Après avoir été copieusement applaudis, les Français cèdent leur place au typhon teuton. Mais il ne faut pas s’en faire une fausse idée : sous ses allures (sonores) de brutes épaisses, Panzerballett est un groupe des plus sympathiques. Pas de poses de « méchants », de décorum metal ou de tenues de bad boys. Nous sommes en présence de musiciens qui s’amusent, avec virtuosité et puissance, certes, mais sans trop se prendre au sérieux. La quasi totalité de Breaking Brain sera passée en revue, avec moult explications de la part de Jan Zehrfeld qui, coiffé de son couvre-chef tentaculaire habituel, se fait un devoir de donner quelques précisions sur chaque titre, évoquant peu ou prou leur genèse, leurs thèmes, les contextes dans lesquels ils ont été écrits… Ces éclaircissements alternent avec des digressions sur les instruments, avec pédagogie et bonne humeur : le pourquoi du comment du passage de la six cordes à la huit cordes (en substance : pour avoir un son plus gras, plus grave, plus lourd), la raison pour laquelle les frettes de sa guitare sont tordues (un tragique accident), und so weiter.
Entre deux traits d’esprit, c’est un déchaînement de violence et de virtuosité, de breaks abrupts, de mesures asymétriques et de fun à tous les étages, de titres originaux et de reprises « améliorées »(« Pink Panther », « Thunderstruck »…), entretenu par les deux guitaristes – Zehrfeld, donc, et Joe Doblhofer – le tout enluminé par le saxophone d’un Alexander von Hagke tranquillement à l’abri de la furie des éléments derrière son casque audio.
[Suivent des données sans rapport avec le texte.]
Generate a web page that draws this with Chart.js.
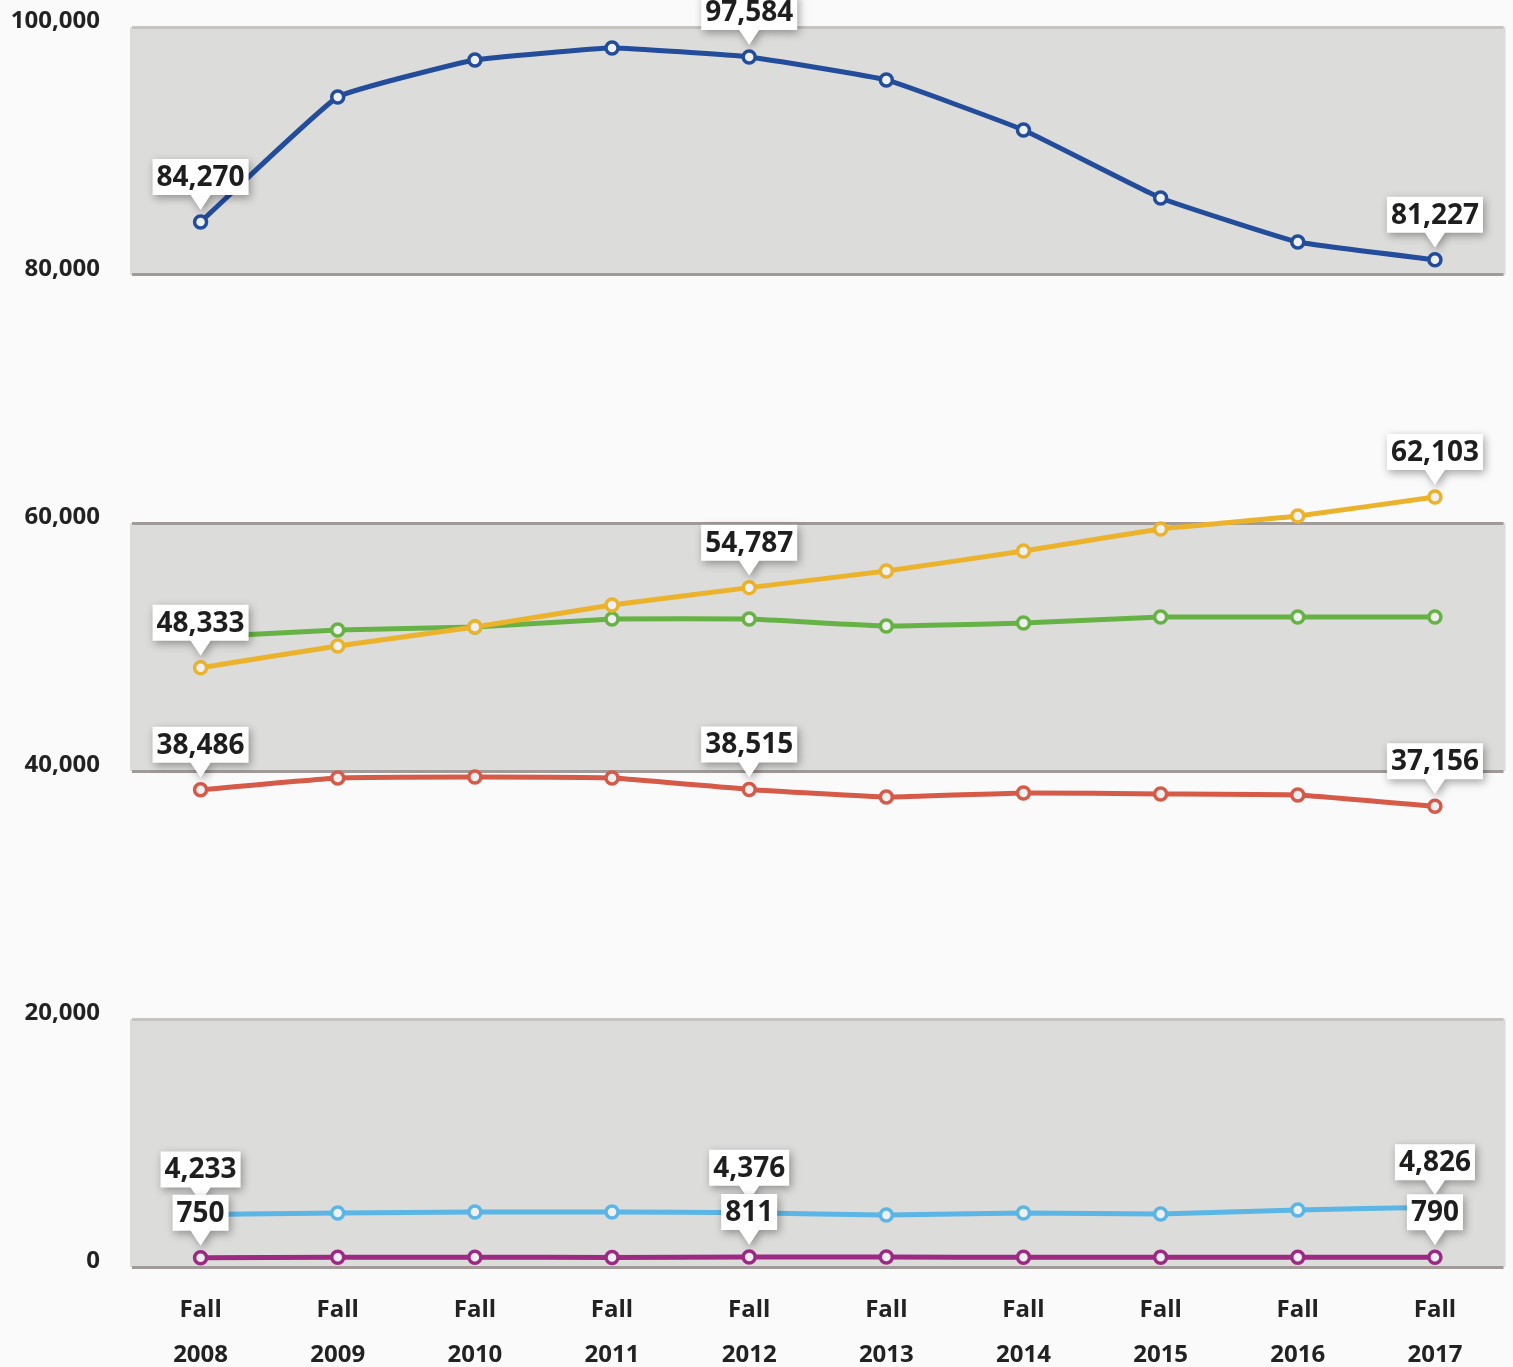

Avec flegme et une facilité déconcertante, celui-ci enchaîne les tours de force tandis que, tout aussi nonchalant et « facile », le bassiste Heiko Jung donne l’impression de donner la réplique à un groupe de punk jouant deux accords en 4/4. C’en est presque agaçant de voir cette livrée de musiciens jouer avec la complexité comme s’il s’agissait d’un jouet destiné aux moins de trente-six mois. Le batteur Sebastian Lanser fait montre d’une concentration que nul ne saurait distraire mais ne donne pas le moindre signe de faiblesse ; c’est à peine s’il daigne transpirer ! Si les bouchons d’oreilles sont de rigueur, les yeux écarquillés le sont aussi : Panzerballett déroule son répertoire récent sans donner le moins du monde l’impression de peiner devant la complexité de la tâche. Et bien perspicace celui qui aura su déceler un retard d’un huitième de temps ou une note intruse d’un quart de ton dans cette mécanique diaboliquement bien huilée !
Le public, bien que peu nombreux (une petite cinquantaine de personnes) et pas forcément expérimenté, montre par ses applaudissement nourris qu’il vient d’assister à un grand concert. On souhaite que les apparitions du groupe se fassent moins rares chez nous. Après être passé par les festivals spécialisés Crescendo et RIO, Panzerballett pourrait largement prétendre à une place dans toute autre manifestation de jazz ou de metal qui se respecte et un tant soit peu ambitieuse.